--- start DATA PROVIDED ---
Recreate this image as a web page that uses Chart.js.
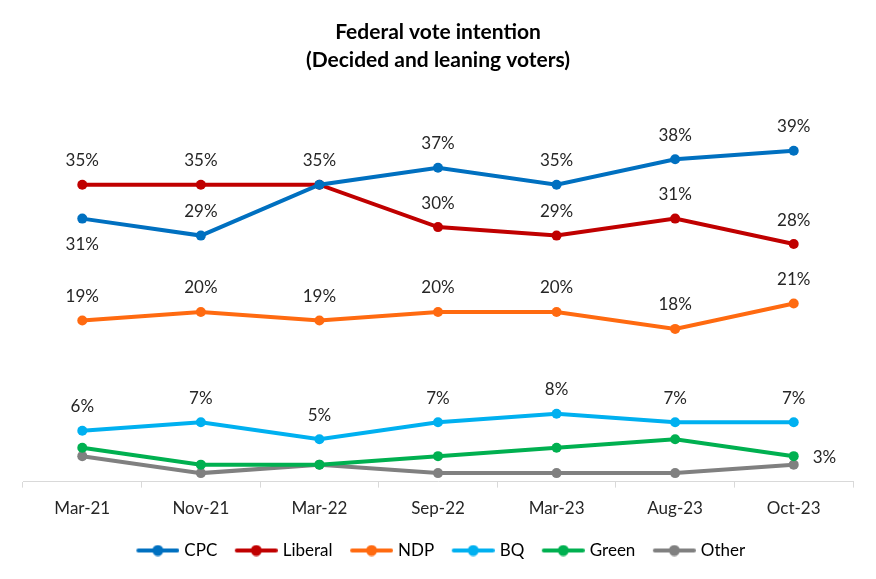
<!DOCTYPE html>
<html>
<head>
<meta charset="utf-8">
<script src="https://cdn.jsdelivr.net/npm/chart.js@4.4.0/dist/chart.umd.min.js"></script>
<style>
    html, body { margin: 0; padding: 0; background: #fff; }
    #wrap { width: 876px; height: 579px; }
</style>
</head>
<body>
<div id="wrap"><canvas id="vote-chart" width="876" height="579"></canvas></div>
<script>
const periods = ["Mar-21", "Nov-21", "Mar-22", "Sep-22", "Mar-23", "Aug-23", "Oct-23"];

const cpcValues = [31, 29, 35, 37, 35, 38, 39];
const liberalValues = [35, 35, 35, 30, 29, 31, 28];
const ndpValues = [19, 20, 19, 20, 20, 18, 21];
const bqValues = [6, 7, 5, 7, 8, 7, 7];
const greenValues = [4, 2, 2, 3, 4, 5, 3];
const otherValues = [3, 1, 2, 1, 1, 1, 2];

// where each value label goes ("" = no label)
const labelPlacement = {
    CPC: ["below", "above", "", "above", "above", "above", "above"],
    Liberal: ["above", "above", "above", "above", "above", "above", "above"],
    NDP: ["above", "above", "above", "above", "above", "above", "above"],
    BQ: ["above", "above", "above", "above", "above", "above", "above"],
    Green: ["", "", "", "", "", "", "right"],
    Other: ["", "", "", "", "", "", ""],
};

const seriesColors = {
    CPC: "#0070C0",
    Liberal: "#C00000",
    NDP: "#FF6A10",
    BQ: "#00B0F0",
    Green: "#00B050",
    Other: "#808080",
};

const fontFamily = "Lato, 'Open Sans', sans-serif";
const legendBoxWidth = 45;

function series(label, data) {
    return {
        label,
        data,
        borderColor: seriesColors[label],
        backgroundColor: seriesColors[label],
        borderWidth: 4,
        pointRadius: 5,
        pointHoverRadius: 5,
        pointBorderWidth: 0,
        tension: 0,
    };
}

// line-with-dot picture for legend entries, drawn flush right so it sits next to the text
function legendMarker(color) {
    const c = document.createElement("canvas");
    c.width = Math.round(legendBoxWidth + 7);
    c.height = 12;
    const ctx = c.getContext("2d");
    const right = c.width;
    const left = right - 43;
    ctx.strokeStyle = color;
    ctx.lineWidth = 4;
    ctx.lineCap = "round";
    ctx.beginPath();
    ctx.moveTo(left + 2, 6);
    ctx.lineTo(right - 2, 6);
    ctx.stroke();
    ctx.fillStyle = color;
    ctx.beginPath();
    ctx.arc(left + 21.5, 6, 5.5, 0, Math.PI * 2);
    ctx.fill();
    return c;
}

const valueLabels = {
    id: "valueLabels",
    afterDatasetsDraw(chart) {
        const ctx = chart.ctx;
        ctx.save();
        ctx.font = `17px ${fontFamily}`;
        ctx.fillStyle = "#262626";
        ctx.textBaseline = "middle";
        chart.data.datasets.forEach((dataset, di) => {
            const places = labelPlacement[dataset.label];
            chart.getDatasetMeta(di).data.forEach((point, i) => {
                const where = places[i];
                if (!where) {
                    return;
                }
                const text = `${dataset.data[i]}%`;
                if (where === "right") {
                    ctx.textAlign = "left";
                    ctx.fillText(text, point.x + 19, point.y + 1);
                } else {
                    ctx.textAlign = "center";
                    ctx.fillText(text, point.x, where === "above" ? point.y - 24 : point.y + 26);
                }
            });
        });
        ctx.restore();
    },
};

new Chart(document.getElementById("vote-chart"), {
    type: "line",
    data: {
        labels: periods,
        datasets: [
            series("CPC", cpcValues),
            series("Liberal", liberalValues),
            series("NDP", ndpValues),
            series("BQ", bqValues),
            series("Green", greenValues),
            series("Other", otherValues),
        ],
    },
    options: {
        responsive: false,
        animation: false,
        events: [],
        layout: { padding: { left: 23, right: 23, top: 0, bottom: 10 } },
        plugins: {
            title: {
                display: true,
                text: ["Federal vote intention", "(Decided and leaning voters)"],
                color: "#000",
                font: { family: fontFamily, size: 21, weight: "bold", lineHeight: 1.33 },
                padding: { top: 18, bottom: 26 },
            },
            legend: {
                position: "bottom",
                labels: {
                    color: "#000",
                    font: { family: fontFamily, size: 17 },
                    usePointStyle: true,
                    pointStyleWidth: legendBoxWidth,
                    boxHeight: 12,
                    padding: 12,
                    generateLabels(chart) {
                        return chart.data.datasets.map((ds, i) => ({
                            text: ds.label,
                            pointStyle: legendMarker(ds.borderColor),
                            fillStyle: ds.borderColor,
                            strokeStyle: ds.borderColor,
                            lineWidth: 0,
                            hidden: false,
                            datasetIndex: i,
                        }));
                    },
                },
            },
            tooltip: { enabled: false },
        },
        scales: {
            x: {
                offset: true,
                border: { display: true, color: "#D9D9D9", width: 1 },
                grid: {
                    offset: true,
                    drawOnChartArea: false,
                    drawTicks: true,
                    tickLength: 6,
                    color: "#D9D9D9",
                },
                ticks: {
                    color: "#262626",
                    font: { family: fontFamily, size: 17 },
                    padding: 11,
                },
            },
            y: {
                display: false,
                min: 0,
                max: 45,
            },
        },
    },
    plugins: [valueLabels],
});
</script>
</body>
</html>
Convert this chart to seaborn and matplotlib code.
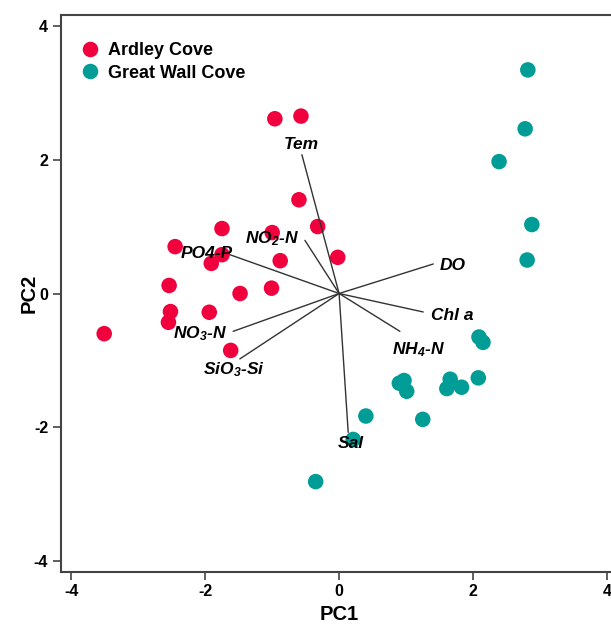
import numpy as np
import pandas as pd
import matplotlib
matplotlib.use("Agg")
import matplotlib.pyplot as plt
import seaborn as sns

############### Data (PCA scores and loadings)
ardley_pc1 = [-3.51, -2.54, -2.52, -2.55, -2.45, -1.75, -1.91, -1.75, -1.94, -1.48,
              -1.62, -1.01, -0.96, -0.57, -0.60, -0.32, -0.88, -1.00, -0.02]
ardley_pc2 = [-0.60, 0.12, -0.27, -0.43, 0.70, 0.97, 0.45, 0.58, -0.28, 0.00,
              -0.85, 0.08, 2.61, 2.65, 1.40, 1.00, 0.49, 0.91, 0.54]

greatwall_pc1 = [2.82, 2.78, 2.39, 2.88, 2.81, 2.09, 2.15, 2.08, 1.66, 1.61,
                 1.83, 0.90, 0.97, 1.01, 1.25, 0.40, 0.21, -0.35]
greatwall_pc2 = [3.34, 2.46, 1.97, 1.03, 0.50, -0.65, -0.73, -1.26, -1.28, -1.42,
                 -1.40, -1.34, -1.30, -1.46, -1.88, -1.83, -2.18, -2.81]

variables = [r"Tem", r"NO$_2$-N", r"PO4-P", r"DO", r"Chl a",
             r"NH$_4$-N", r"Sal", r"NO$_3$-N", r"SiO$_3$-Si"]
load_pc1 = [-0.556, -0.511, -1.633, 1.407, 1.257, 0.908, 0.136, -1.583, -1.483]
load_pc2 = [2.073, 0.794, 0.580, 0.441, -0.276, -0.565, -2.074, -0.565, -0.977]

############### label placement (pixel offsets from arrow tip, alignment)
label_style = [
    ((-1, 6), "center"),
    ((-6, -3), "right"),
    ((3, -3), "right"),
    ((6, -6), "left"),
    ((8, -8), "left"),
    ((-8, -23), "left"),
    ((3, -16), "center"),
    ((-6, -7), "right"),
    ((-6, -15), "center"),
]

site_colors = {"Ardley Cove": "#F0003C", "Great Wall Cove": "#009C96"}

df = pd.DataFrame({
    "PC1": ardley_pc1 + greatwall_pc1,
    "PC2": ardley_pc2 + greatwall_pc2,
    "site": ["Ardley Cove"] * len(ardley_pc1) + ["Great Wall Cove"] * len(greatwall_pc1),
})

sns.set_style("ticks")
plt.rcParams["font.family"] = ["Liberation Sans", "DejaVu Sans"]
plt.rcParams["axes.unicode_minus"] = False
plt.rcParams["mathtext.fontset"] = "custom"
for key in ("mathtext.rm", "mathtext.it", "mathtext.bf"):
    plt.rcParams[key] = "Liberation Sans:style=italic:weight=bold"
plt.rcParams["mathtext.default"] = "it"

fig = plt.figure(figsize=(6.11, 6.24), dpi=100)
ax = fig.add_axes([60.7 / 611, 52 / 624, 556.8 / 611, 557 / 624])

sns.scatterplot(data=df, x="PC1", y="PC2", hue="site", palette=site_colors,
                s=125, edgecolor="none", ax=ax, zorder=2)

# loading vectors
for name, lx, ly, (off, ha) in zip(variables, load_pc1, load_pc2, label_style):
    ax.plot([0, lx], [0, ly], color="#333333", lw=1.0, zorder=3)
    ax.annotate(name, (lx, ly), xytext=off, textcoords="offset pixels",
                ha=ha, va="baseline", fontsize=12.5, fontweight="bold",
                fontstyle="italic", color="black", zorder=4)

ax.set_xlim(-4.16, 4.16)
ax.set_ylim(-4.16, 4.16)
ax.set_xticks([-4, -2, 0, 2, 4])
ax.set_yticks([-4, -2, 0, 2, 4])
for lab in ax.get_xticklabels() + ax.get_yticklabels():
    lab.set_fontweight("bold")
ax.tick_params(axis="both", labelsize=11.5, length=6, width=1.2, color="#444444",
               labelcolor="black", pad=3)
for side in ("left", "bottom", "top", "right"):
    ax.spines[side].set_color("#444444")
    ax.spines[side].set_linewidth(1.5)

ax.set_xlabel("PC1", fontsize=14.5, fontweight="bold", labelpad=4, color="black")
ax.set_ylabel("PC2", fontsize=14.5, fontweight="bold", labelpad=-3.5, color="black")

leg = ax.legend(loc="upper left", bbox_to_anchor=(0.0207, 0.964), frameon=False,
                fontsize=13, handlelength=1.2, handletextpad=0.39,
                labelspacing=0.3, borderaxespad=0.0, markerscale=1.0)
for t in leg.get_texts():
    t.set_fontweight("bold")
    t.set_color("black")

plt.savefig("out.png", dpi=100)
--- end DATA PROVIDED ---
--- start DATA PROVIDED ---
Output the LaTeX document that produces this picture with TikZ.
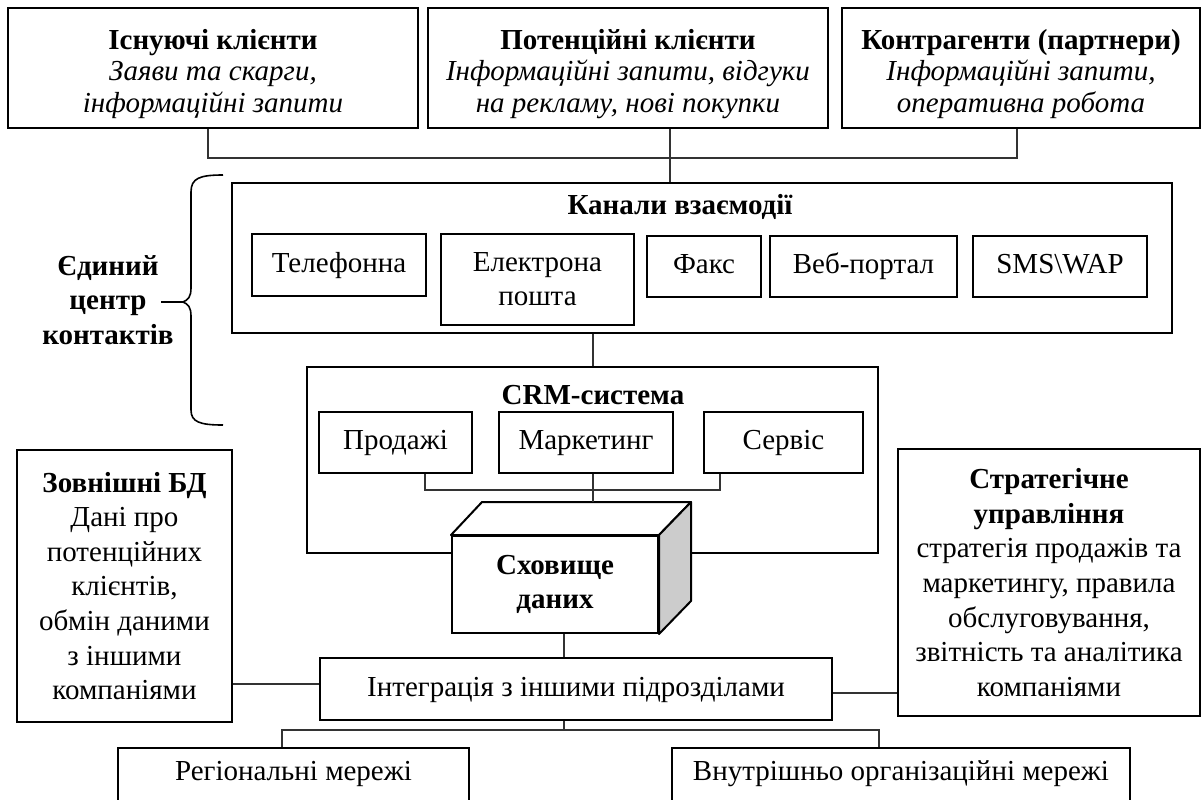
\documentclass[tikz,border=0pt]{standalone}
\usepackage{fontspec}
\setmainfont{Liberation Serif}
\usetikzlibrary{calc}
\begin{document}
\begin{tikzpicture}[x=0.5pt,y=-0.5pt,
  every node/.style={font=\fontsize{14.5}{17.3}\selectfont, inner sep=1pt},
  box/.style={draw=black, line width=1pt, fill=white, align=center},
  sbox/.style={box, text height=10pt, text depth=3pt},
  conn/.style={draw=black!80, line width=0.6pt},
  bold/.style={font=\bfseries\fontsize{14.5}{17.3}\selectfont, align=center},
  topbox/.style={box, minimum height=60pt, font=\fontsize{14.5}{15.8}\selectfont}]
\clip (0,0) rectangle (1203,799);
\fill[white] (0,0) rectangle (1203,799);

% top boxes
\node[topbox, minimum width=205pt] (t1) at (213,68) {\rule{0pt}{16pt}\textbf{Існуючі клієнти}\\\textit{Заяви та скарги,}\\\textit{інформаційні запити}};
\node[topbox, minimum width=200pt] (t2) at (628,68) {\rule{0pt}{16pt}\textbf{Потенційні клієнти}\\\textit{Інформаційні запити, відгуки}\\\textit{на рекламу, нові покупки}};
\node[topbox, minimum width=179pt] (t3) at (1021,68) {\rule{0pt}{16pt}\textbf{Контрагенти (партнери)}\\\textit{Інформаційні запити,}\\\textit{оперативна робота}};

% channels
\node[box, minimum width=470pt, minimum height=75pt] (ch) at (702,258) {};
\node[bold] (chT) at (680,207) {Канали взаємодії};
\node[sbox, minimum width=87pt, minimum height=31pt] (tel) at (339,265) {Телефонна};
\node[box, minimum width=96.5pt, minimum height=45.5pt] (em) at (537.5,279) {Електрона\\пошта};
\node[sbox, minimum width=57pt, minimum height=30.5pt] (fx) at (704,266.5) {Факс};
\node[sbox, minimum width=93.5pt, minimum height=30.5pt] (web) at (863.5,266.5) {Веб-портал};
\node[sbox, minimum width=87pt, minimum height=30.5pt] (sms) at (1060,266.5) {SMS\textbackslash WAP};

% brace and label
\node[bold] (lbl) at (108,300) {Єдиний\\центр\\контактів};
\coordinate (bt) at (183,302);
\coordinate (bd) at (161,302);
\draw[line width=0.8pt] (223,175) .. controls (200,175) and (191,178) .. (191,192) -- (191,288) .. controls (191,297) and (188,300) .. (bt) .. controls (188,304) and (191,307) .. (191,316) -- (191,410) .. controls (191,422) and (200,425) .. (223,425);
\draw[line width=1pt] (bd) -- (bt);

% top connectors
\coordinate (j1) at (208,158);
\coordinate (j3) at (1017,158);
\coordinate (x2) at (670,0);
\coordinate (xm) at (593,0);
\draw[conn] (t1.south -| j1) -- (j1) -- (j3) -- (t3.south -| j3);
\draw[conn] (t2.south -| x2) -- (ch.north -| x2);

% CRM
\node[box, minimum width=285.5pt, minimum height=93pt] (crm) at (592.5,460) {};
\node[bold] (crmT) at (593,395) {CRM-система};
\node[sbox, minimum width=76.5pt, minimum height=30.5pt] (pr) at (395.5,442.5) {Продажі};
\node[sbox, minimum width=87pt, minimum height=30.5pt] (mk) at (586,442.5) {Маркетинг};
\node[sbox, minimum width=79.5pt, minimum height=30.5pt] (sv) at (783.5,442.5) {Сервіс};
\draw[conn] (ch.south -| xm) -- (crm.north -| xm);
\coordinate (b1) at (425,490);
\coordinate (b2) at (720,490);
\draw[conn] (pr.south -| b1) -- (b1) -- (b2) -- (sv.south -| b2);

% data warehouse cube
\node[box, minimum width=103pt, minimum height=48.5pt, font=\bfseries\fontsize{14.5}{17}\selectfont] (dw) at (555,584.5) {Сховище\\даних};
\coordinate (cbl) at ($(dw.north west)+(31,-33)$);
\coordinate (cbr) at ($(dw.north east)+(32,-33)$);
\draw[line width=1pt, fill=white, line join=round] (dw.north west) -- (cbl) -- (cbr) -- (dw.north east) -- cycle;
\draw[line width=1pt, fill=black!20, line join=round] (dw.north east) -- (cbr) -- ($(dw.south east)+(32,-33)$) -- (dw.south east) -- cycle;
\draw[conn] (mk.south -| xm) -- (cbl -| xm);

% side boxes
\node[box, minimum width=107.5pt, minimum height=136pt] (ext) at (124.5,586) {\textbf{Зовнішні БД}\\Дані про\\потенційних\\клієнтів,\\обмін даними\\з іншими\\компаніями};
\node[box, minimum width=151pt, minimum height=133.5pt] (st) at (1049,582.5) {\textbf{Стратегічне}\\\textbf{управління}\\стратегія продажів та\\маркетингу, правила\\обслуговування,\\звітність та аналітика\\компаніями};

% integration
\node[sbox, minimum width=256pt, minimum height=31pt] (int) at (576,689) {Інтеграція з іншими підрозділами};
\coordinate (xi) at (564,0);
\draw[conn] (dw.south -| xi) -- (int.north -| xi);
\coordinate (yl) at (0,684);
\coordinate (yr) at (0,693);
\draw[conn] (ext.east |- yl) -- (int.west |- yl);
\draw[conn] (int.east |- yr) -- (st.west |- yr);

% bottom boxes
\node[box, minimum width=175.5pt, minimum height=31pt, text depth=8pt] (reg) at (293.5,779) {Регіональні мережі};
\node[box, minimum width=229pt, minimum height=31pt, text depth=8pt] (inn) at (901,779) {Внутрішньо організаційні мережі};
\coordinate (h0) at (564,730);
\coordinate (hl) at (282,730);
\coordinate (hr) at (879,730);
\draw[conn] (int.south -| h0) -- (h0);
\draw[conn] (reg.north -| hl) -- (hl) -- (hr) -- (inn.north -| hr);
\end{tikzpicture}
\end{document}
--- end DATA PROVIDED ---
-- WORK INSTRUCTIONS --
Among the entries above, locate the line with "Output the LaTeX" and the line with "minimum width=179pt] (t3)". Give those two lines and all lines between them again, exactly, leaving out the pictures.

-- EXERCISE OUTPUT --
Output the LaTeX document that produces this picture with TikZ.
\documentclass[tikz,border=0pt]{standalone}
\usepackage{fontspec}
\setmainfont{Liberation Serif}
\usetikzlibrary{calc}
\begin{document}
\begin{tikzpicture}[x=0.5pt,y=-0.5pt,
  every node/.style={font=\fontsize{14.5}{17.3}\selectfont, inner sep=1pt},
  box/.style={draw=black, line width=1pt, fill=white, align=center},
  sbox/.style={box, text height=10pt, text depth=3pt},
  conn/.style={draw=black!80, line width=0.6pt},
  bold/.style={font=\bfseries\fontsize{14.5}{17.3}\selectfont, align=center},
  topbox/.style={box, minimum height=60pt, font=\fontsize{14.5}{15.8}\selectfont}]
\clip (0,0) rectangle (1203,799);
\fill[white] (0,0) rectangle (1203,799);

% top boxes
\node[topbox, minimum width=205pt] (t1) at (213,68) {\rule{0pt}{16pt}\textbf{Існуючі клієнти}\\\textit{Заяви та скарги,}\\\textit{інформаційні запити}};
\node[topbox, minimum width=200pt] (t2) at (628,68) {\rule{0pt}{16pt}\textbf{Потенційні клієнти}\\\textit{Інформаційні запити, відгуки}\\\textit{на рекламу, нові покупки}};
\node[topbox, minimum width=179pt] (t3) at (1021,68) {\rule{0pt}{16pt}\textbf{Контрагенти (партнери)}\\\textit{Інформаційні запити,}\\\textit{оперативна робота}};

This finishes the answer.